> [Directive]: In your copy, include every line of the listing below exactly but none of the pictures.

[start Data block]

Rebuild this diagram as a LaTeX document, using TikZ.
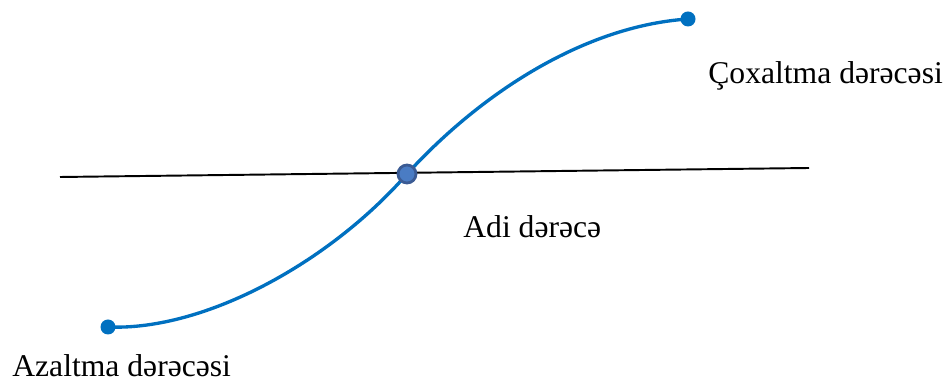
\documentclass[tikz,border=0pt]{standalone}
\usepackage{fontspec}
\setmainfont{Liberation Serif}
\usepackage{tikz}
\usetikzlibrary{calc,positioning}
\usepackage{xcolor}
\definecolor{curveblue}{HTML}{0070C0}
\definecolor{dotfill}{HTML}{4A7CC4}
\definecolor{dotring}{HTML}{3B5B94}

\begin{document}
\begin{tikzpicture}[x=0.02cm,y=-0.02cm,line join=round,font=\fontsize{18}{20}\selectfont]
  \useasboundingbox (0,0) rectangle (947,384);
  % axis line
  \coordinate (lineL) at (60,177);
  \coordinate (lineR) at (809,168);
  \draw[black,line width=1.1pt] (lineL)--(lineR);
  % curve points
  \coordinate (low) at (108,327);
  \coordinate (mid) at (407,174);
  \coordinate (high) at (688,19);
  \draw[curveblue,line width=1.9pt] (low) .. controls (205,331) and (330,262) .. (mid)
    .. controls (482,92) and (585,26) .. (high);
  \fill[curveblue] (low) circle[radius=7.5];
  \fill[curveblue] (high) circle[radius=7.5];
  \draw[dotring,fill=dotfill,line width=1.6pt] (mid) circle[radius=9];
  % labels
  \node[anchor=base west,inner sep=0pt] (coxL) at (708,84) {Çoxaltma dərəcəsi};
  \node[anchor=base west,inner sep=0pt] (adiL) at (463,238) {Adi dərəcə};
  \node[anchor=base west,inner sep=0pt] (azL) at (12,377) {Azaltma dərəcəsi};
\end{tikzpicture}
\end{document}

[end Data block]

> [Finished exercise]:
Rebuild this diagram as a LaTeX document, using TikZ.
\documentclass[tikz,border=0pt]{standalone}
\usepackage{fontspec}
\setmainfont{Liberation Serif}
\usepackage{tikz}
\usetikzlibrary{calc,positioning}
\usepackage{xcolor}
\definecolor{curveblue}{HTML}{0070C0}
\definecolor{dotfill}{HTML}{4A7CC4}
\definecolor{dotring}{HTML}{3B5B94}

\begin{document}
\begin{tikzpicture}[x=0.02cm,y=-0.02cm,line join=round,font=\fontsize{18}{20}\selectfont]
  \useasboundingbox (0,0) rectangle (947,384);
  % axis line
  \coordinate (lineL) at (60,177);
  \coordinate (lineR) at (809,168);
  \draw[black,line width=1.1pt] (lineL)--(lineR);
  % curve points
  \coordinate (low) at (108,327);
  \coordinate (mid) at (407,174);
  \coordinate (high) at (688,19);
  \draw[curveblue,line width=1.9pt] (low) .. controls (205,331) and (330,262) .. (mid)
    .. controls (482,92) and (585,26) .. (high);
  \fill[curveblue] (low) circle[radius=7.5];
  \fill[curveblue] (high) circle[radius=7.5];
  \draw[dotring,fill=dotfill,line width=1.6pt] (mid) circle[radius=9];
  % labels
  \node[anchor=base west,inner sep=0pt] (coxL) at (708,84) {Çoxaltma dərəcəsi};
  \node[anchor=base west,inner sep=0pt] (adiL) at (463,238) {Adi dərəcə};
  \node[anchor=base west,inner sep=0pt] (azL) at (12,377) {Azaltma dərəcəsi};
\end{tikzpicture}
\end{document}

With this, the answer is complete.